2002年5月10日金曜日

Destiny

 久しぶりに自宅のMacの中に眠っているMP3を発掘し、片っ端からランダム再生をかけてみました。私がMP3を収拾したり作ったりしていたのはもう3、4年も前の話になるので、当然かかるのもその当時の、今となってはちと古い感じの曲ばかりです。例えば今流れているのはFavorite Blueの『Close My Love』。さぁ、何人の人が覚えているのでしょうか!? The Brilliant Greenとか絶妙に懐かしいところも揃っています。そんなこんなで、色々「おお、あったなそんな曲」とか思って聴いていると、時にはその当時本当に好きだった曲なんかも出てきます。私にとってそんな曲のひとつはMy Little Loverの『Destiny』でした。

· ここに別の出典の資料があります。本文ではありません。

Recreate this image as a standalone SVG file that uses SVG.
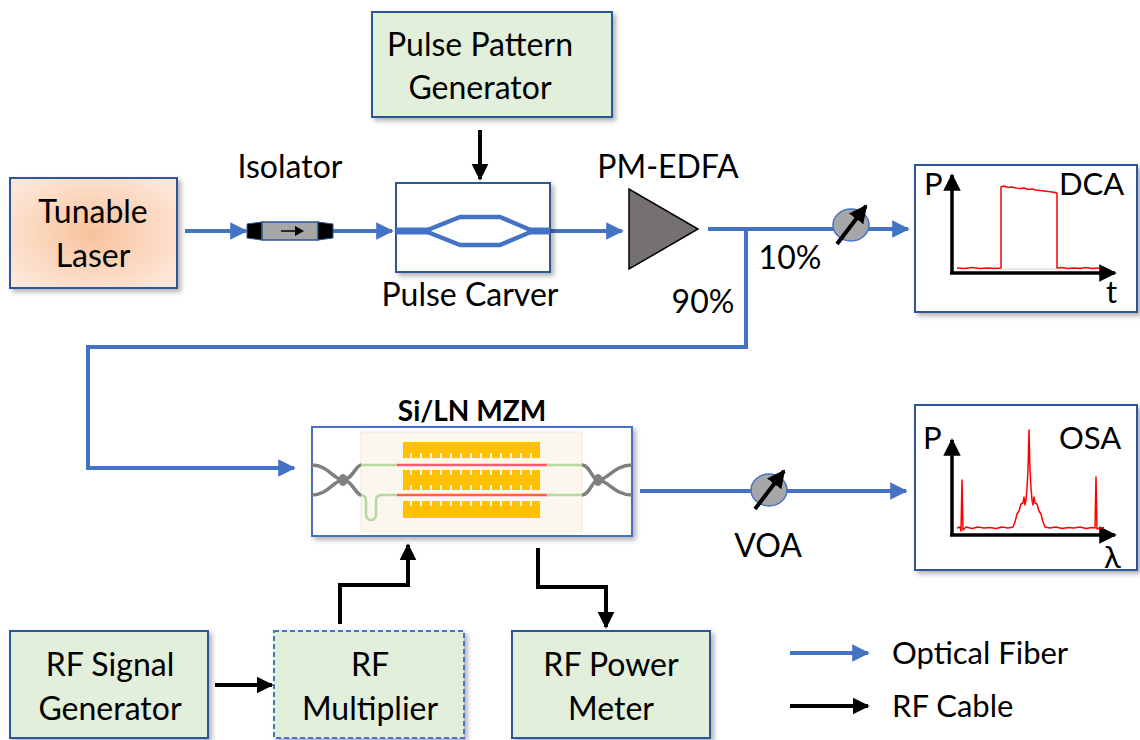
<svg xmlns="http://www.w3.org/2000/svg" width="1140" height="740" viewBox="0 0 1140 740">
  <defs>
    <filter id="shadow" x="-10%" y="-10%" width="125%" height="130%">
      <feDropShadow dx="3" dy="3" stdDeviation="2.5" flood-color="#000" flood-opacity="0.3"/>
    </filter>
    <radialGradient id="laserFill" cx="0.5" cy="0.5" r="0.6">
      <stop offset="0" stop-color="#f8c29c"/>
      <stop offset="1" stop-color="#fde6d6"/>
    </radialGradient>
    <marker id="arrBlue" viewBox="0 0 10 10" refX="9" refY="5" markerWidth="4.4" markerHeight="4.6" orient="auto" markerUnits="strokeWidth">
      <path d="M0,0 L10,5 L0,10 z" fill="#4472c4"/>
    </marker>
    <marker id="arrBlack" viewBox="0 0 10 10" refX="9" refY="5" markerWidth="4.2" markerHeight="4.4" orient="auto" markerUnits="strokeWidth">
      <path d="M0,0 L10,5 L0,10 z" fill="#000"/>
    </marker>
    <marker id="arrAxis" viewBox="0 0 10 10" refX="9" refY="5" markerWidth="5" markerHeight="5" orient="auto" markerUnits="strokeWidth">
      <path d="M0,0 L10,5 L0,10 z" fill="#000"/>
    </marker>
    <marker id="arrVoa" viewBox="0 0 10 10" refX="9" refY="5" markerWidth="4.5" markerHeight="4.5" orient="auto" markerUnits="strokeWidth">
      <path d="M0,0 L10,5 L0,10 z" fill="#000"/>
    </marker>
  </defs>
  <style>
    text { font-family: Lato, "Open Sans", "Liberation Sans", sans-serif; fill: #000; }
    .lbl { font-size: 32px; text-anchor: middle; }
    .box { fill: #e2efda; stroke: #2f5597; stroke-width: 2; }
    .scope { fill: #fff; stroke: #2f5597; stroke-width: 2; }
    .fiber { fill: none; stroke: #4472c4; stroke-width: 4; }
    .rf { fill: none; stroke: #000; stroke-width: 4; }
    .axis { fill: none; stroke: #000; stroke-width: 3.5; }
    .trace { fill: none; stroke: #ff0000; stroke-width: 1.5; stroke-linejoin: round; }
    .voa { fill: #a6a6a6; stroke: #4472c4; stroke-width: 1.5; }
    .plotlbl { font-size: 31px; }
  </style>

  <rect width="1140" height="740" fill="#fff"/>

  <!-- connectors -->
  <g id="connectors">
    <!-- optical path -->
    <line class="fiber" x1="185" y1="231" x2="246" y2="231" marker-end="url(#arrBlue)"/>
    <line class="fiber" x1="333" y1="231" x2="392" y2="231" marker-end="url(#arrBlue)"/>
    <line class="fiber" x1="548" y1="231" x2="622" y2="231" marker-end="url(#arrBlue)"/>
    <polyline class="fiber" points="708,229 746,229 746,347 88,347 88,468 294,468" marker-end="url(#arrBlue)"/>
    <line class="fiber" x1="746" y1="229" x2="908" y2="229" marker-end="url(#arrBlue)"/>
    <line class="fiber" x1="640" y1="491" x2="906" y2="491" marker-end="url(#arrBlue)"/>
    <!-- RF path -->
    <line class="rf" x1="480" y1="130" x2="480" y2="179" marker-end="url(#arrBlack)"/>
    <line class="rf" x1="215" y1="685" x2="272" y2="685" marker-end="url(#arrBlack)"/>
    <polyline class="rf" points="340,624 340,585 408,585 408,545" marker-end="url(#arrBlack)"/>
    <polyline class="rf" points="538,548 538,587 606,587 606,627" marker-end="url(#arrBlack)"/>
  </g>

  <!-- Pulse Pattern Generator -->
  <g id="ppg">
    <rect class="box" x="372" y="12" width="240" height="105" filter="url(#shadow)"/>
    <text class="lbl" x="480" y="56">Pulse Pattern</text>
    <text class="lbl" x="480" y="99">Generator</text>
  </g>

  <!-- Tunable Laser -->
  <g id="laser">
    <rect x="10" y="178" width="167" height="110" fill="url(#laserFill)" stroke="#2f5597" stroke-width="2" filter="url(#shadow)"/>
    <text class="lbl" x="93" y="223">Tunable</text>
    <text class="lbl" x="93" y="267">Laser</text>
  </g>

  <!-- Isolator -->
  <g id="isolator">
    <text class="lbl" x="290" y="178">Isolator</text>
    <polygon points="247,224 262,222 262,240 247,238" fill="#000" stroke="#2f5597" stroke-width="1"/>
    <rect x="262" y="222" width="56" height="18" fill="#a6a6a6" stroke="#2f5597" stroke-width="1.5"/>
    <polygon points="318,222 333,224 333,238 318,240" fill="#000" stroke="#2f5597" stroke-width="1"/>
    <line x1="281" y1="231" x2="298" y2="231" stroke="#000" stroke-width="1.5"/>
    <polygon points="295,226 304,231 295,236" fill="#000"/>
  </g>

  <!-- Pulse Carver -->
  <g id="carver">
    <rect x="396" y="183" width="154" height="89" fill="#fff" stroke="#2f5597" stroke-width="2" filter="url(#shadow)"/>
    <polyline points="396,231 425,231 460,217 500,217 533,231 550,231" fill="none" stroke="#4472c4" stroke-width="4.5" stroke-linejoin="round"/>
    <polyline points="425,231 460,245 500,245 533,231" fill="none" stroke="#4472c4" stroke-width="4.5" stroke-linejoin="round"/>
    <line x1="396" y1="231" x2="430" y2="231" stroke="#4472c4" stroke-width="7"/>
    <line x1="530" y1="231" x2="550" y2="231" stroke="#4472c4" stroke-width="7"/>
    <text class="lbl" x="470" y="306">Pulse Carver</text>
  </g>

  <!-- PM-EDFA -->
  <g id="edfa">
    <text class="lbl" x="668" y="178">PM-EDFA</text>
    <polygon points="629,189 629,269 698,229" fill="#767171" stroke="#000" stroke-width="1.5"/>
  </g>

  <!-- splitter labels -->
  <g id="split-labels">
    <text class="lbl" x="790" y="269">10%</text>
    <text class="lbl" x="703" y="313">90%</text>
  </g>

  <!-- VOA before DCA -->
  <g id="voa1">
    <ellipse class="voa" cx="851" cy="225" rx="18" ry="16"/>
    <line x1="837" y1="244" x2="866" y2="206" stroke="#000" stroke-width="4" marker-end="url(#arrVoa)"/>
  </g>

  <!-- DCA -->
  <g id="dca">
    <rect class="scope" x="915" y="165" width="222" height="147" filter="url(#shadow)"/>
    <text class="plotlbl" x="924" y="195">P</text>
    <text class="plotlbl" x="1059" y="195">DCA</text>
    <text class="plotlbl" x="1106" y="303">t</text>
    <line class="axis" x1="952" y1="273" x2="952" y2="175" marker-end="url(#arrAxis)"/>
    <line class="axis" x1="950" y1="273" x2="1115" y2="273" marker-end="url(#arrAxis)"/>
    <line x1="1001" y1="269" x2="1057" y2="269" stroke="#d0d0d0" stroke-width="1"/>
    <polyline class="trace" points="957,268 965,268.5 972,267.5 980,268.5 988,268 995,268.5 1001,268 1001,187 1004,186 1008,187.5 1012,187 1016,188 1020,188.5 1024,188 1028,189.5 1032,189 1036,190 1040,190.5 1044,191 1048,191.5 1052,192 1057,193 1057,268 1062,267.5 1068,268.5 1074,268 1080,268.5 1086,267.5 1092,268.5 1100,268"/>
  </g>

  <!-- Si/LN MZM -->
  <g id="mzm">
    <text x="472" y="421" font-size="28" font-weight="bold" text-anchor="middle">Si/LN MZM</text>
    <rect x="312" y="427" width="320" height="109" fill="#fff" stroke="#4472c4" stroke-width="2" filter="url(#shadow)"/>
    <rect x="361" y="432" width="221" height="99" fill="#fbf7ee" stroke="#f3e6d3" stroke-width="1"/>
    <!-- electrodes -->
    <rect x="403" y="442" width="137" height="16" fill="#ffc000"/>
    <rect x="403" y="470" width="137" height="20" fill="#ffc000"/>
    <rect x="403" y="501" width="137" height="17" fill="#ffc000"/>
    <g fill="#fbf7ee">
      <path d="M410,453h2v5h-2zM420,453h2v5h-2zM430,453h2v5h-2zM440,453h2v5h-2zM450,453h2v5h-2zM460,453h2v5h-2zM470,453h2v5h-2zM480,453h2v5h-2zM490,453h2v5h-2zM500,453h2v5h-2zM510,453h2v5h-2zM520,453h2v5h-2zM530,453h2v5h-2z"/>
      <path d="M410,470h2v5h-2zM420,470h2v5h-2zM430,470h2v5h-2zM440,470h2v5h-2zM450,470h2v5h-2zM460,470h2v5h-2zM470,470h2v5h-2zM480,470h2v5h-2zM490,470h2v5h-2zM500,470h2v5h-2zM510,470h2v5h-2zM520,470h2v5h-2zM530,470h2v5h-2z"/>
      <path d="M410,485h2v5h-2zM420,485h2v5h-2zM430,485h2v5h-2zM440,485h2v5h-2zM450,485h2v5h-2zM460,485h2v5h-2zM470,485h2v5h-2zM480,485h2v5h-2zM490,485h2v5h-2zM500,485h2v5h-2zM510,485h2v5h-2zM520,485h2v5h-2zM530,485h2v5h-2z"/>
      <path d="M410,501h2v5h-2zM420,501h2v5h-2zM430,501h2v5h-2zM440,501h2v5h-2zM450,501h2v5h-2zM460,501h2v5h-2zM470,501h2v5h-2zM480,501h2v5h-2zM490,501h2v5h-2zM500,501h2v5h-2zM510,501h2v5h-2zM520,501h2v5h-2zM530,501h2v5h-2z"/>
    </g>
    <!-- waveguides -->
    <g fill="none" stroke-width="2.5" stroke-linecap="round">
      <line x1="361" y1="465" x2="398" y2="465" stroke="#b5d99c"/>
      <line x1="398" y1="465" x2="548" y2="465" stroke="#ff5b5b"/>
      <line x1="548" y1="465" x2="582" y2="465" stroke="#b5d99c"/>
      <path d="M361,495 Q366,495 366,502 L366,514 Q366,520 371,520 Q376,520 376,514 L376,500 Q376,495 382,495 L398,495" stroke="#b5d99c"/>
      <line x1="398" y1="495" x2="548" y2="495" stroke="#ff5b5b"/>
      <line x1="548" y1="495" x2="582" y2="495" stroke="#b5d99c"/>
    </g>
    <!-- couplers -->
    <g fill="none" stroke="#7f7f7f" stroke-width="3.5">
      <path d="M312,465 C328,465 334,480 343,480 C352,480 356,465 361,465"/>
      <path d="M312,495 C328,495 334,480 343,480 C352,480 356,495 361,495"/>
      <path d="M582,465 C590,465 592,480 598,480 C608,480 614,465 632,465"/>
      <path d="M582,495 C590,495 592,480 598,480 C608,480 614,495 632,495"/>
    </g>
    <ellipse cx="343" cy="480" rx="4.5" ry="6" fill="#7f7f7f"/>
    <ellipse cx="598" cy="480" rx="4.5" ry="6" fill="#7f7f7f"/>
  </g>

  <!-- VOA before OSA -->
  <g id="voa2">
    <ellipse class="voa" cx="769" cy="490" rx="18" ry="16"/>
    <line x1="755" y1="509" x2="784" y2="471" stroke="#000" stroke-width="4" marker-end="url(#arrVoa)"/>
    <text class="lbl" x="768" y="557">VOA</text>
  </g>

  <!-- OSA -->
  <g id="osa">
    <rect class="scope" x="915" y="405" width="222" height="165" filter="url(#shadow)"/>
    <text class="plotlbl" x="923" y="449">P</text>
    <text class="plotlbl" x="1059" y="449">OSA</text>
    <text class="plotlbl" x="1104" y="568">λ</text>
    <line class="axis" x1="952" y1="535" x2="952" y2="440" marker-end="url(#arrAxis)"/>
    <line class="axis" x1="950" y1="535" x2="1115" y2="535" marker-end="url(#arrAxis)"/>
    <polyline class="trace" points="957,528 960,527 961,531 962,480 963,530 966,527 972,528.5 978,527 984,528 990,527.5 996,528.5 1002,527 1008,528 1013,527 1015,522 1017,514 1019,511 1021,504 1023,503 1024,497 1025,505 1026,500 1027,488 1028,470 1029,430 1030,470 1031,488 1032,500 1033,505 1034,497 1035,503 1037,504 1039,511 1041,514 1043,522 1045,527 1050,528 1056,527 1062,528.5 1068,527.5 1074,528 1080,527 1086,528.5 1092,527.5 1095,528 1096,477 1097,529 1100,528 1104,527.5"/>
  </g>

  <!-- RF Signal Generator -->
  <g id="rf-siggen">
    <rect class="box" x="10" y="631" width="198" height="107" filter="url(#shadow)"/>
    <text class="lbl" x="110" y="676">RF Signal</text>
    <text class="lbl" x="110" y="720">Generator</text>
  </g>

  <!-- RF Multiplier -->
  <g id="rf-mult">
    <rect x="274" y="631" width="190" height="107" fill="#e2efda" stroke="#4472c4" stroke-width="2" stroke-dasharray="5,3" filter="url(#shadow)"/>
    <text class="lbl" x="370" y="676">RF</text>
    <text class="lbl" x="370" y="720">Multiplier</text>
  </g>

  <!-- RF Power Meter -->
  <g id="rf-pm">
    <rect class="box" x="512" y="631" width="198" height="107" filter="url(#shadow)"/>
    <text class="lbl" x="611" y="676">RF Power</text>
    <text class="lbl" x="611" y="720">Meter</text>
  </g>

  <!-- legend -->
  <g id="legend">
    <line class="fiber" x1="790" y1="653" x2="868" y2="653" marker-end="url(#arrBlue)"/>
    <text x="892" y="664" font-size="31">Optical Fiber</text>
    <line class="rf" x1="790" y1="706" x2="868" y2="706" marker-end="url(#arrBlack)"/>
    <text x="892" y="717" font-size="31">RF Cable</text>
  </g>
</svg>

 この曲は愛しい人への想いを歌ったラブソングといえばまぁそうなのですが、表立って現れる懐古や後悔、寂しさや儚さといったようなものと対立するように、ときたま何よりも強い希望や喜びのようなものも感じ取れる気がする不思議な曲なのです。全体の曲調も明るいとも暗いともつかず、ただ控え目な寂しさだけがずっと流れている。同じMy Little Loverの曲『Hello Again』も同様の印象を受けますが、その寂しさ自体が今にも風に吹き飛ばされそうなくらい儚いのに、何故か自分の体を巻いてゆく風のようにいつもその存在を感じているような不思議な感覚。そこに私は心ひかれるのかもしれません。

 『Destiny』、直訳すれば『運命』となります。『運命』とは本来、考えれば考える程に強烈な言葉です。それは人間の力の及ぶ限界を指し示す言葉でもあり、限りある人間の力をそっと、あるいは力強く、手助けしてくれる力を指し示す言葉でもあります。ベートーベンは同じ『運命』という言葉を、その強烈さを象徴するかのように激しく打ち出して表現しました。「運命はかく扉を叩く」のだと。しかし、My Little Loverの『Destiny』からはそういった運命の持つ凶暴なまでの力強さ、あるいは人間の力の限界のような悲劇性は感じられません。それはどうしてなのでしょうか。

 私は別に運命論者というわけではありませんが、ときたま『運命』というものの存在を感じることがあります。大体それは既に起きた事柄に対する後付けのものであるのですが。私に言わせれば、『運命』というものは決して強烈なものばかりではありません。むしろ、日常の中にいつもひっそりを息を忍ばせているものだと思います。例えばよく『運命』という言葉が引き合いに出される人と人との出会い。それだって、何も特別の恋人とか、恩師とか、親友とか、そういったものでなくとも、常にそれはある面において運命的なものなのではないでしょうか。私と今これを読んでいるあなたが出会う確率だって、一番単純に考えても地球の人口分の一となるわけです。そりゃ物凄い確率です。宝くじだってもうちょっと当たるでしょう。そう考えると、運命というのは何も特別なものではないのだとも思えます。日常の中に息をひそめて、風のように、感じながら、あるいは気付かないでいても、私達の存在を導いているのかもしれません。My Little Loverの『Destiny』は、そんな運命を表わしているようにも思え、また、よくも悪くも、人間の力の届かないところで、希望も絶望も連れてくる運命を歌っているからこそ寂しさも希望も感じられるのではないかなと思ったりもします。ただ、運命という言葉はやはりどこかしら寂しさや、それが大きくなると悲しみや絶望の色を強く出してくるもののようにも感じます。それは何でなんでしょう。寂しさと希望と、そのどちらもが感じられるMy Little Loverの『Destiny』ですら、全体の空気は寂しさや儚さといった感覚におおわれているのです・・・。